Some custom-field names carry special meaning — Tag, WiFi SSID, and
friends — see Item types & extras.
Items carrying WiFi credentials get a dedicated WiFi view with a QR code: scan it with another device to join the network without typing the password. The field conventions that enable it are described in Item types & extras.
Organizing
- Folders can be nested: use
/in a folder name to create a hierarchy, likeWork/Servers. Move items with the Move to folder action. - Favorites pin the items you use most.
- Archive tucks away items you want to keep but don’t want in everyday lists — archived items can be restored at any time.
- Trash holds deleted items until you restore or permanently delete them. (Bitwarden’s own server purges trashed items after 30 days; local KeePass vaults keep them until you remove them.)
- Tags label items across folders — see Tags below.

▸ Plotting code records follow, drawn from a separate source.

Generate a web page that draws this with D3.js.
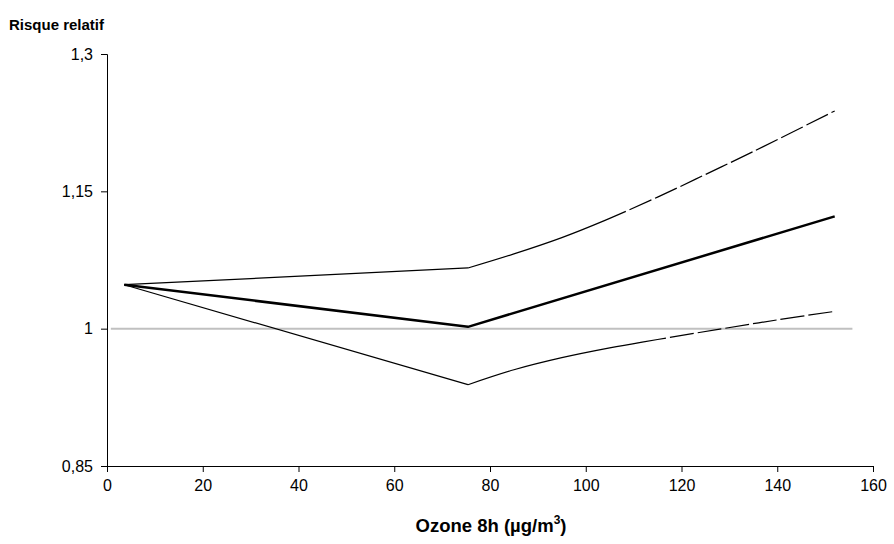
<!DOCTYPE html>
<html>
<head>
<meta charset="utf-8">
<script src="https://cdn.jsdelivr.net/npm/d3@7"></script>
<style>
  html, body { margin: 0; padding: 0; background: #fff; }
  svg { display: block; font-family: "Liberation Sans", Arial, sans-serif; }
</style>
</head>
<body>
<svg id="chart" width="894" height="544"></svg>
<script>
// ---- data ----
const xTicks = [0, 20, 40, 60, 80, 100, 120, 140, 160];
const yTicks = [0.85, 1.0, 1.15, 1.3];
const yTickLabels = ["0,85", "1", "1,15", "1,3"];

// central estimate (thick line)
const centralX = [3.6, 75.4, 152];
const centralY = [1.048, 1.002, 1.1227];

// upper confidence bound
const upperX = [3.6, 75.4, 85, 95, 105, 115, 125, 135, 152];
const upperY = [1.048, 1.0663, 1.0817, 1.0995, 1.1205, 1.1437, 1.1684, 1.1935, 1.2378];

// lower confidence bound
const lowerX = [3.6, 75.4, 85, 95, 105, 115, 128, 140, 152];
const lowerY = [1.048, 0.9388, 0.9551, 0.9683, 0.9790, 0.9882, 0.9995, 1.0096, 1.0189];

// reference line RR = 1
const refX = [0.8, 155.7];
const refY = [1, 1];

// ---- layout ----
const svg = d3.select("#chart");
const x = d3.scaleLinear().domain([0, 160]).range([107, 873]);
const y = d3.scaleLinear().domain([0.85, 1.3]).range([466, 54]);
const FONT = '"Liberation Sans", Arial, sans-serif';

const line = d3.line().x(d => x(d[0])).y(d => y(d[1]));
const curve = d3.line().x(d => x(d[0])).y(d => y(d[1])).curve(d3.curveCatmullRom.alpha(0.5));

// reference line
svg.append("path")
  .datum(d3.zip(refX, refY))
  .attr("d", line)
  .attr("fill", "none")
  .attr("stroke", "#c0c0c0")
  .attr("stroke-width", 2);

// axes
const xAxis = d3.axisBottom(x).tickValues(xTicks).tickSize(6).tickPadding(8).tickFormat(d3.format("d"));
const gx = svg.append("g").attr("transform", `translate(0,${y(0.85)})`).call(xAxis);
const yAxis = d3.axisLeft(y).tickValues(yTicks).tickSize(6).tickPadding(8)
  .tickFormat((d, i) => yTickLabels[i]);
const gy = svg.append("g").attr("transform", `translate(${x(0)},0)`).call(yAxis);
[gx, gy].forEach(g => {
  g.select(".domain").attr("stroke", "#000").attr("stroke-width", 1);
  g.selectAll(".tick line").attr("stroke", "#000");
  g.selectAll(".tick text").attr("fill", "#000")
    .style("font-size", "16px").style("font-family", FONT);
});

// confidence bounds: straight first segment, smooth curve after the knot,
// with the long-dash look of the original toward the right end
function drawBound(xs, ys, solidFrac) {
  const pts = d3.zip(xs, ys);
  svg.append("path")
    .datum(pts.slice(0, 2))
    .attr("d", line)
    .attr("fill", "none").attr("stroke", "#000").attr("stroke-width", 1.2)
    .attr("stroke-linejoin", "round");
  const p = svg.append("path")
    .datum(pts.slice(1))
    .attr("d", curve)
    .attr("fill", "none").attr("stroke", "#000").attr("stroke-width", 1.2)
    .attr("stroke-linejoin", "round");
  const L = p.node().getTotalLength();
  const solid = L * solidFrac;
  const dash = [solid, 0];
  let acc = solid;
  while (acc < L + 40) { dash.push(24, 4); acc += 28; }
  p.attr("stroke-dasharray", dash.join(","));
}
drawBound(upperX, upperY, 0.36);
drawBound(lowerX, lowerY, 0.48);

// central line
svg.append("path")
  .datum(d3.zip(centralX, centralY))
  .attr("d", line)
  .attr("fill", "none").attr("stroke", "#000").attr("stroke-width", 2.5)
  .attr("stroke-linejoin", "round");

// titles
svg.append("text")
  .attr("x", 9).attr("y", 30)
  .style("font-family", FONT)
  .style("font-size", "15px").style("font-weight", "bold")
  .text("Risque relatif");

const xt = svg.append("text")
  .attr("x", 491).attr("y", 532)
  .attr("text-anchor", "middle")
  .style("font-family", FONT)
  .style("font-size", "18.5px").style("font-weight", "bold");
xt.append("tspan").text("Ozone 8h (µg/m");
xt.append("tspan").attr("dy", -8).style("font-size", "12px").text("3");
xt.append("tspan").attr("dy", 8).text(")");
</script>
</body>
</html>
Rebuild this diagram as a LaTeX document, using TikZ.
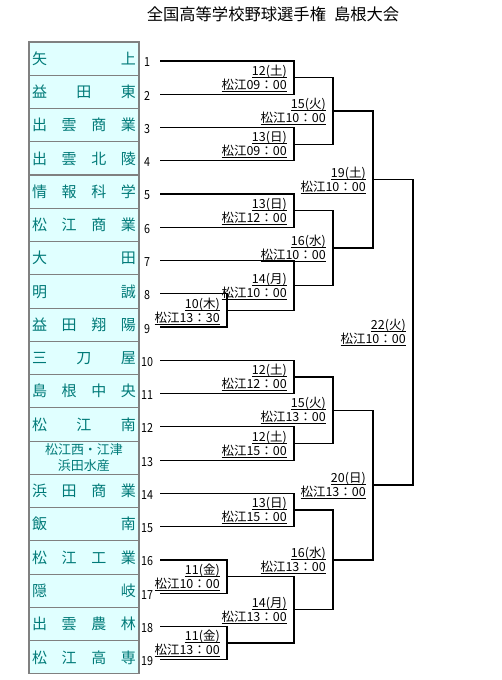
\documentclass[tikz,border=0pt]{standalone}
\usepackage{fontspec}
\setmainfont{Noto Sans CJK JP}
\newfontfamily\jpnarrow[FakeStretch=0.86]{Noto Sans CJK JP}
\definecolor{boxfill}{HTML}{E0FFFF}
\definecolor{boxline}{HTML}{808080}
\definecolor{teamtxt}{HTML}{007A78}
\newcommand{\teamtext}[1]{\raisebox{-2.5pt}{\makebox[104pt]{#1}}}
\newcommand{\ulne}[1]{\setbox0=\hbox{#1}\rlap{\rule[-2.4pt]{\wd0}{0.9pt}}\box0}
\newcommand{\datelabel}[2]{\ulne{#1}\\\ulne{#2}}
\tikzset{
  team/.style={draw=boxline, fill=boxfill, line width=1.1pt, minimum width=110pt,
    minimum height=33.26pt, inner sep=0pt, text=teamtxt,
    font=\fontsize{15}{15}\selectfont},
  teamnum/.style={inner sep=0pt, font=\jpnarrow\fontsize{12.5}{12.5}\selectfont},
  datelbl/.style={anchor=east, align=right, inner sep=0pt,
    font=\fontsize{12.5}{14}\selectfont},
  bracket/.style={line width=1.25pt, black},
  titletxt/.style={inner sep=0pt, font=\fontsize{16.3}{16.3}\selectfont}
}
\begin{document}
\begin{tikzpicture}[x=1pt,y=-1pt]
\useasboundingbox (0,0) rectangle (502,680);
\node[titletxt] (title) at (273,14) {全国高等学校野球選手権\hspace{8pt}島根大会};
\foreach \i/\name in {1/{矢\hfill 上},2/{益\hfill 田\hfill 東},3/{出\hfill 雲\hfill 商\hfill 業},
  4/{出\hfill 雲\hfill 北\hfill 陵},5/{情\hfill 報\hfill 科\hfill 学},6/{松\hfill 江\hfill 商\hfill 業},
  7/{大\hfill 田},8/{明\hfill 誠},9/{益\hfill 田\hfill 翔\hfill 陽},10/{三\hfill 刀\hfill 屋},
  11/{島\hfill 根\hfill 中\hfill 央},12/{松\hfill 江\hfill 南},14/{浜\hfill 田\hfill 商\hfill 業},
  15/{飯\hfill 南},16/{松\hfill 江\hfill 工\hfill 業},17/{隠\hfill 岐},18/{出\hfill 雲\hfill 農\hfill 林},
  19/{松\hfill 江\hfill 高\hfill 専}} {
  \node[team] (team\i) at (84,{58.63+33.26*(\i-1)}) {\teamtext{\name}};
}
\node[team, align=center, font=\fontsize{13}{17}\selectfont] (team13) at (84,457.75)
  {\raisebox{-1pt}{松江西・江津}\\浜田水産};
\foreach \i in {1,...,19} {
  \node[teamnum] (num\i) at (147,{62.5+33.26*(\i-1)}) {\i};
  \coordinate (t\i) at (160,{61+33.26*(\i-1)});
}
% match junctions
\coordinate (m1) at (294,77.63);
\coordinate (m2) at (294,144.15);
\coordinate (m3) at (333,110.89);
\coordinate (m4) at (294,210.67);
\coordinate (m5) at (227,310.45);
\coordinate (m6) at (294,285.51);
\coordinate (m7) at (333,248.09);
\coordinate (m8) at (373,179.49);
\coordinate (m9) at (294,376.97);
\coordinate (m10) at (294,443.49);
\coordinate (m11) at (333,410.23);
\coordinate (m12) at (294,510.01);
\coordinate (m13) at (227,576.53);
\coordinate (m14) at (227,643.05);
\coordinate (m15) at (294,609.79);
\coordinate (m16) at (333,559.90);
\coordinate (m17) at (373,485.07);
\coordinate (mf) at (413,332.28);
% brackets
\draw[bracket] (t1) -| (m1) |- (t2);
\draw[bracket] (t3) -| (m2) |- (t4);
\draw[bracket] (m1) -| (m3) |- (m2);
\draw[bracket] (t5) -| (m4) |- (t6);
\draw[bracket] (t8) -| (m5) |- (t9);
\draw[bracket] (t7) -| (m6) |- (m5);
\draw[bracket] (m4) -| (m7) |- (m6);
\draw[bracket] (m3) -| (m8) |- (m7);
\draw[bracket] (t10) -| (m9) |- (t11);
\draw[bracket] (t12) -| (m10) |- (t13);
\draw[bracket] (m9) -| (m11) |- (m10);
\draw[bracket] (t14) -| (m12) |- (t15);
\draw[bracket] (t16) -| (m13) |- (t17);
\draw[bracket] (t18) -| (m14) |- (t19);
\draw[bracket] (m13) -| (m15) |- (m14);
\draw[bracket] (m12) -| (m16) |- (m15);
\draw[bracket] (m11) -| (m17) |- (m16);
\draw[bracket] (m8) -| (mf) |- (m17);
% date labels
\node[datelbl] (d1) at (287,78.3) {\datelabel{12(土)}{松江09：00}};
\node[datelbl] (d2) at (287,144.8) {\datelabel{13(日)}{松江09：00}};
\node[datelbl] (d3) at (326,111.5) {\datelabel{15(火)}{松江10：00}};
\node[datelbl] (d4) at (287,211.3) {\datelabel{13(日)}{松江12：00}};
\node[datelbl] (d5) at (220,311.1) {\datelabel{10(木)}{松江13：30}};
\node[datelbl] (d6) at (287,286.1) {\datelabel{14(月)}{松江10：00}};
\node[datelbl] (d7) at (326,248.7) {\datelabel{16(水)}{松江10：00}};
\node[datelbl] (d8) at (366,180.1) {\datelabel{19(土)}{松江10：00}};
\node[datelbl] (d9) at (287,377.6) {\datelabel{12(土)}{松江12：00}};
\node[datelbl] (d10) at (287,444.1) {\datelabel{12(土)}{松江15：00}};
\node[datelbl] (d11) at (326,410.8) {\datelabel{15(火)}{松江13：00}};
\node[datelbl] (d12) at (287,510.6) {\datelabel{13(日)}{松江15：00}};
\node[datelbl] (d13) at (220,577.1) {\datelabel{11(金)}{松江10：00}};
\node[datelbl] (d14) at (220,643.6) {\datelabel{11(金)}{松江13：00}};
\node[datelbl] (d15) at (287,610.4) {\datelabel{14(月)}{松江13：00}};
\node[datelbl] (d16) at (326,560.5) {\datelabel{16(水)}{松江13：00}};
\node[datelbl] (d17) at (366,485.7) {\datelabel{20(日)}{松江13：00}};
\node[datelbl] (df) at (406,332.9) {\datelabel{22(火)}{松江10：00}};
\end{tikzpicture}
\end{document}
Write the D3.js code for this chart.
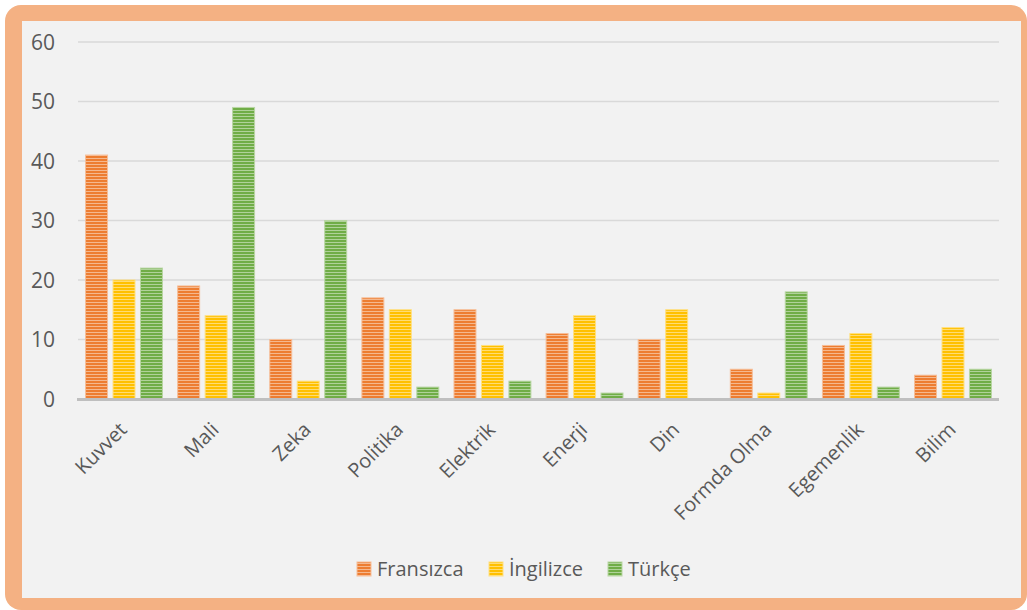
<!DOCTYPE html>
<html>
<head>
<meta charset="utf-8">
<script src="https://cdn.jsdelivr.net/npm/d3@7/dist/d3.min.js"></script>
<style>
  body { margin: 0; background: #fff; }
  svg text { font-family: "Open Sans", sans-serif; fill: #595959; }
</style>
</head>
<body>
<div id="chart"></div>
<script>
const categories = ["Kuvvet","Mali","Zeka","Politika","Elektrik","Enerji","Din","Formda Olma","Egemenlik","Bilim"];
const seriesNames = ["Fransızca","İngilizce","Türkçe"];
const fransizca = [41,19,10,17,15,11,10,5,9,4];
const ingilizce = [20,14,3,15,9,14,15,1,11,12];
const turkce    = [22,49,30,2,3,1,0,18,2,5];
const yTicks = [0,10,20,30,40,50,60];

const colors = ["#ED7D31","#FFC000","#70AD47"];
const values = [fransizca, ingilizce, turkce];

const W = 1027, H = 610;
const svg = d3.select("#chart").append("svg").attr("width", W).attr("height", H);

// frame
svg.append("rect").attr("x",5).attr("y",5).attr("width",W-5).attr("height",H-5)
  .attr("rx",16).attr("fill","#F4B183");
svg.append("rect").attr("x",22).attr("y",21).attr("width",999).attr("height",577)
  .attr("fill","#F2F2F2");

// stripe patterns
const defs = svg.append("defs");
colors.forEach((c,i)=>{
  const p = defs.append("pattern").attr("id","pat"+i)
    .attr("patternUnits","userSpaceOnUse").attr("width",4).attr("height",3);
  p.append("rect").attr("width",4).attr("height",3).attr("fill",d3.interpolateRgb(c,"#fff")(0.45));
  p.append("rect").attr("width",4).attr("height",2).attr("fill",c);
});

const margin = {left:78, right:28, top:42, bottom:211};
const x0 = d3.scaleBand().domain(categories).range([margin.left, 999]).paddingInner(0.165).paddingOuter(0.082);
const x1 = d3.scaleBand().domain(seriesNames).range([0, x0.bandwidth()]).paddingInner(0.2);
const y = d3.scaleLinear().domain([0,60]).range([399, 42]);

// gridlines
svg.append("g").selectAll("line").data(yTicks.filter(d=>d>0)).join("line")
  .attr("x1",margin.left).attr("x2",999)
  .attr("y1",d=>y(d)).attr("y2",d=>y(d))
  .attr("stroke","#D9D9D9").attr("stroke-width",1.5);

// y labels
svg.append("g").selectAll("text").data(yTicks).join("text")
  .attr("x",55).attr("y",d=>y(d)).attr("dy","0.36em")
  .attr("text-anchor","end").attr("font-size",21).text(d=>d);

// bars
const groups = svg.append("g").selectAll("g").data(categories).join("g")
  .attr("transform",d=>`translate(${x0(d)},0)`);
groups.selectAll("rect").data((d,ci)=>seriesNames.map((s,si)=>({s,si,v:values[si][ci]})))
  .join("rect")
  .attr("x",d=>x1(d.s)).attr("width",x1.bandwidth())
  .attr("y",d=>y(d.v)).attr("height",d=>y(0)-y(d.v))
  .attr("fill",d=>`url(#pat${d.si})`)
  .attr("stroke",d=>d3.interpolateRgb(colors[d.si],"#fff")(0.5))
  .attr("stroke-width",d=>d.v>0?1:0);

// x axis line
svg.append("line").attr("x1",margin.left-1).attr("x2",999)
  .attr("y1",399.5).attr("y2",399.5).attr("stroke","#BFBFBF").attr("stroke-width",3);

// x labels
svg.append("g").selectAll("text").data(categories).join("text")
  .attr("transform",d=>`translate(${x0(d)+x0.bandwidth()/2+4},${431}) rotate(-45)`)
  .attr("text-anchor","end").attr("font-size",20).text(d=>d);

// legend
const legend = svg.append("g");
const legendX = [357, 489, 608];
seriesNames.forEach((s,i)=>{
  legend.append("rect").attr("x",legendX[i]).attr("y",562).attr("width",14).attr("height",14)
    .attr("fill",`url(#pat${i})`).attr("stroke",d3.interpolateRgb(colors[i],"#fff")(0.5));
  legend.append("text").attr("x",legendX[i]+20).attr("y",569).attr("dy","0.36em")
    .attr("font-size",20).text(s);
});
</script>
</body>
</html>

For bulk work, long-press to multi-select items and apply batch actions — move several items at once, or merge duplicates into a single item (handy when Watchtower reports duplicate entries).
Tags
Tags label items independently of folders — an item can carry any number of
them, and the search can filter on them. Storage follows
the account type: on KeePass items, tags map to the database’s native
tags; on Bitwarden items — whose platform has no tag concept — each tag
is a visible custom field named exactly Tag, the convention described in
Item types & extras, so your tags survive round-trips
through other Bitwarden clients.
Per-item protection
Sensitive items can demand an extra step: enable the authentication re-prompt on an item and Keyguard asks you to authenticate again whenever the item is viewed or autofilled.
Password history
Login items keep a password history, so a password you replaced — deliberately or not — is never simply gone. Open an item’s menu and choose View password history.